Dipilih untuk mendengar, tapi lebih sering membisu. Di mana suara mereka saat kita paling membutuhkan?
Di balik megahnya gedung DPRD dan sejuknya ruang rapat ber-AC di Lewoleba, ada desa-desa di Kecamatan Omesuri dan Buyasuri---yang dikenal sebagai wilayah Kedang---yang saban hari hidup dalam gelap. Bukan karena matahari tak terbit, tapi karena listrik yang terus padam tanpa peringatan. Tanpa kejelasan.
Sementara itu, rakyat menatap langit gelap dari rumah-rumah mereka yang sunyi. Satu-satunya yang mereka miliki hanya harapan: bahwa para wakil yang mereka pilih---delapan orang dari Kedang---akan bersuara dan membela nasib mereka.

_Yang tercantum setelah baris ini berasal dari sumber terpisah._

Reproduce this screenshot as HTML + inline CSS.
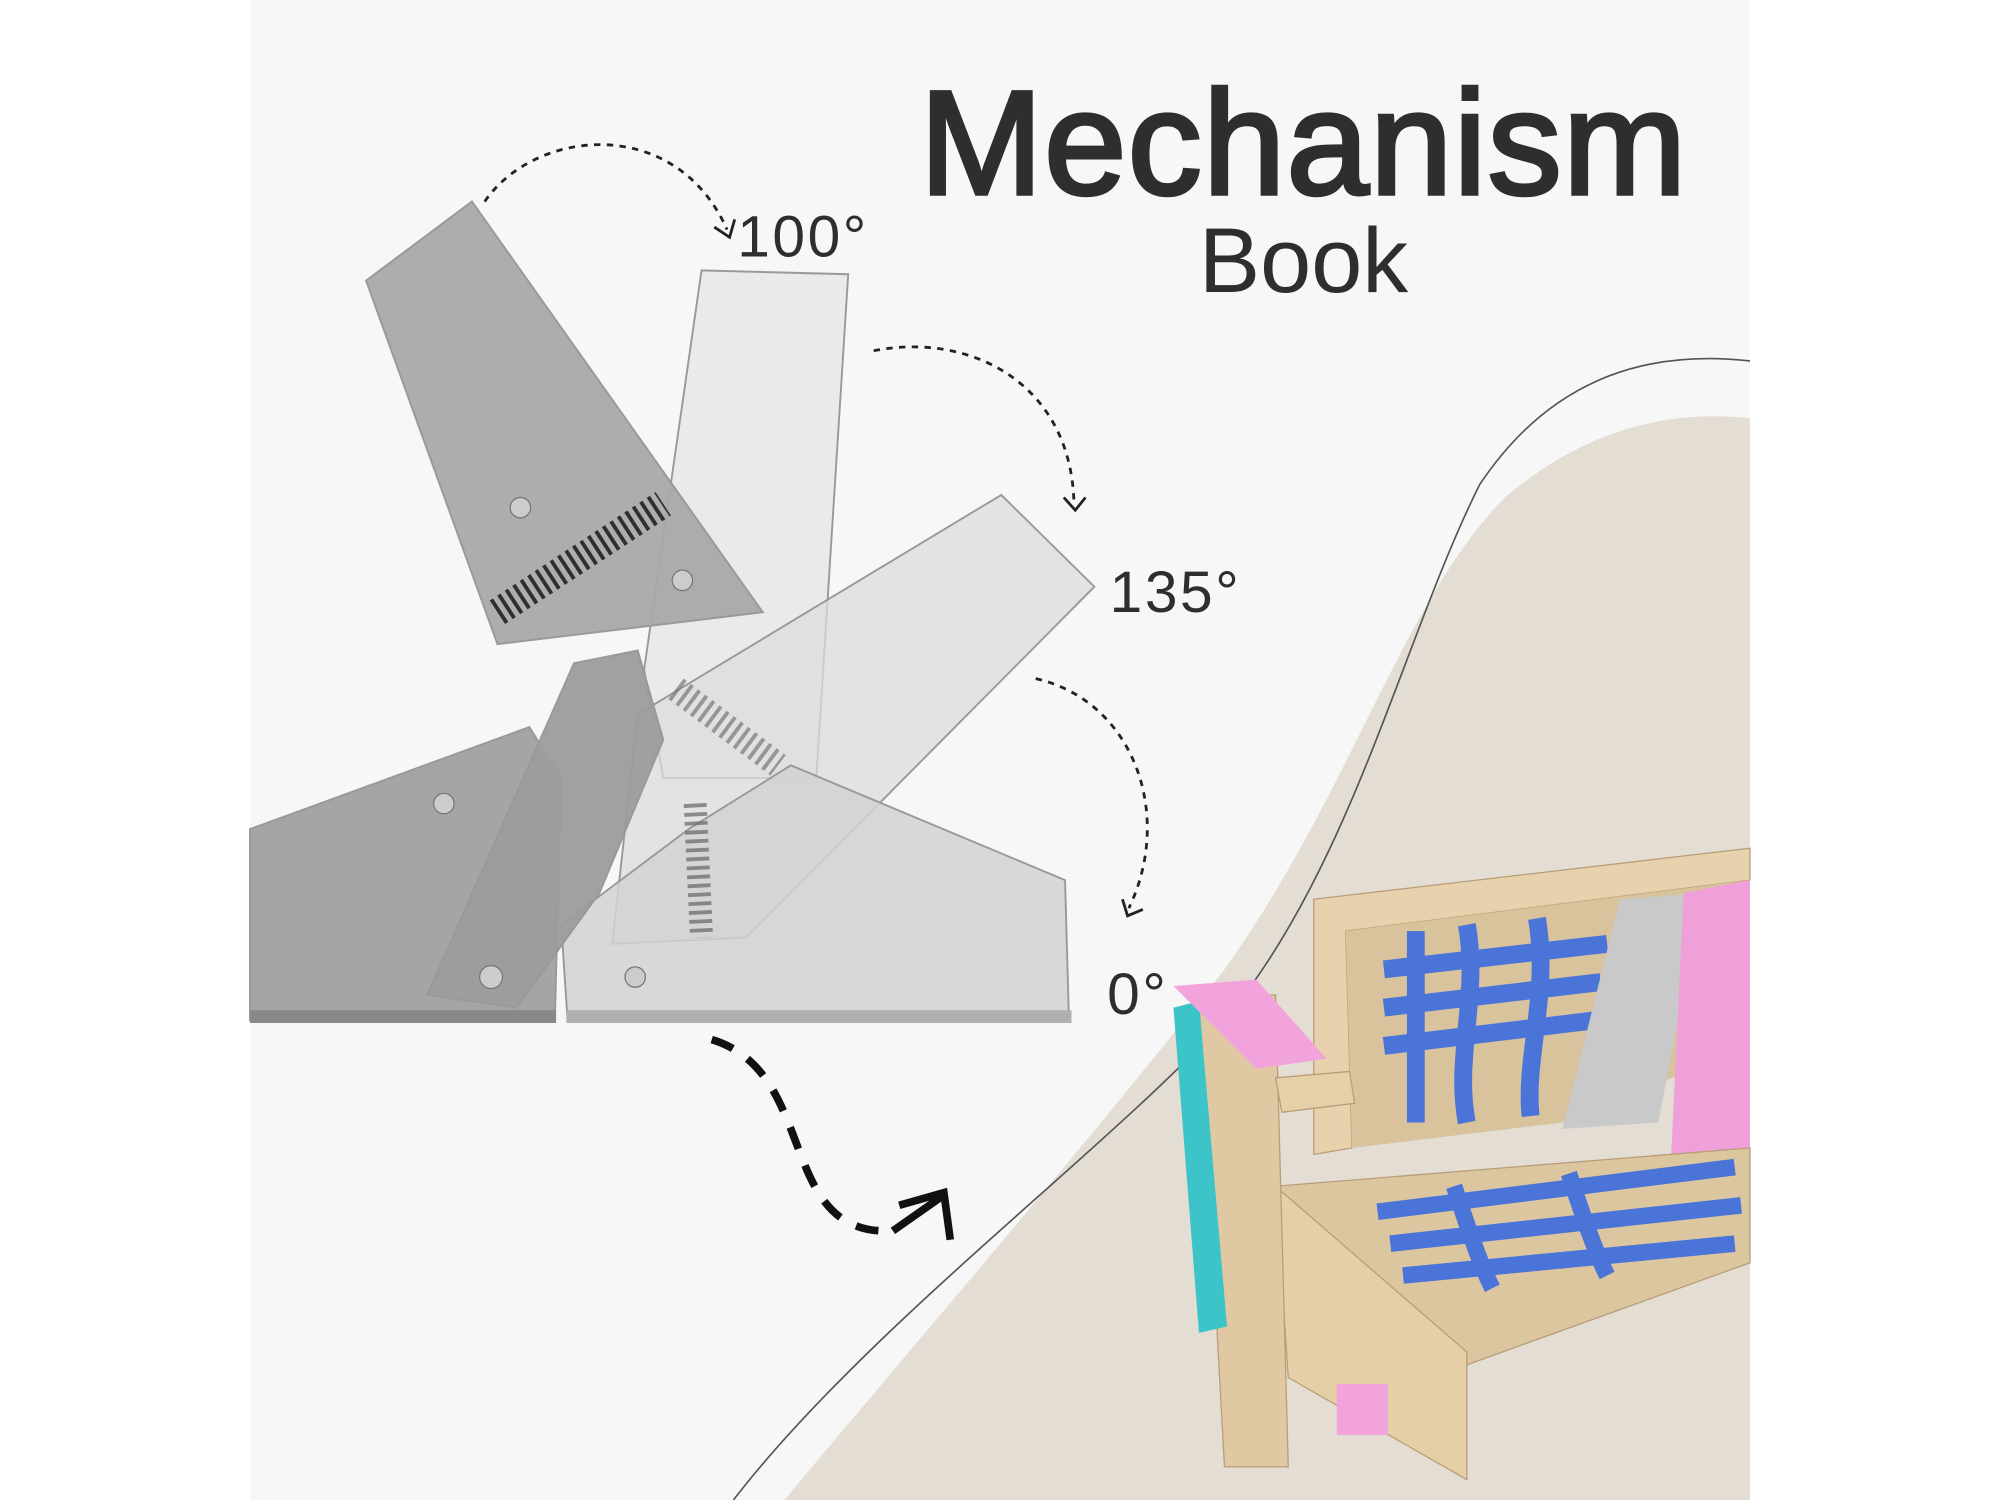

Tapi yang terdengar justru sunyi.
Kedang dalam Kegelapan: Ketika Alasan Tak Cukup
Pemadaman listrik di Kedang bukan masalah baru. Ini masalah lama yang dibiarkan terus berulang. PLN beralasan, jalur listrik terganggu oleh ranting pohon: kemiri, kelapa, pisang, dan berbagai pohon lain yang tumbuh di sekitar tiang-tiang dan kabel saluran listrik.
Masalah teknis? Bisa jadi. Tapi masalahnya bukan sekadar itu.
Pemadaman dilakukan sepihak. Tanpa pemberitahuan. Tanpa koordinasi. Tanpa sosialisasi kepada masyarakat. Ini bukan sekadar gangguan teknis, ini bentuk buruknya manajemen komunikasi publik dari lembaga negara yang seharusnya melayani, bukan menyulitkan.
Masyarakat tidak anti-tebang. Mereka paham, demi lancarnya listrik, pohon-pohon yang menghalangi jalur memang harus disingkirkan. Tapi persoalan muncul ketika PLN enggan membicarakan solusi ganti rugi. Pohon kemiri dan kelapa bukan sekadar tanaman---itu aset. Itu sumber pendapatan utama keluarga.
Yang jadi pertanyaan mendasar:
Apakah PLN sebagai BUMN tidak memiliki skema atau anggaran untuk kompensasi pohon rakyat yang harus ditebang demi kepentingan publik?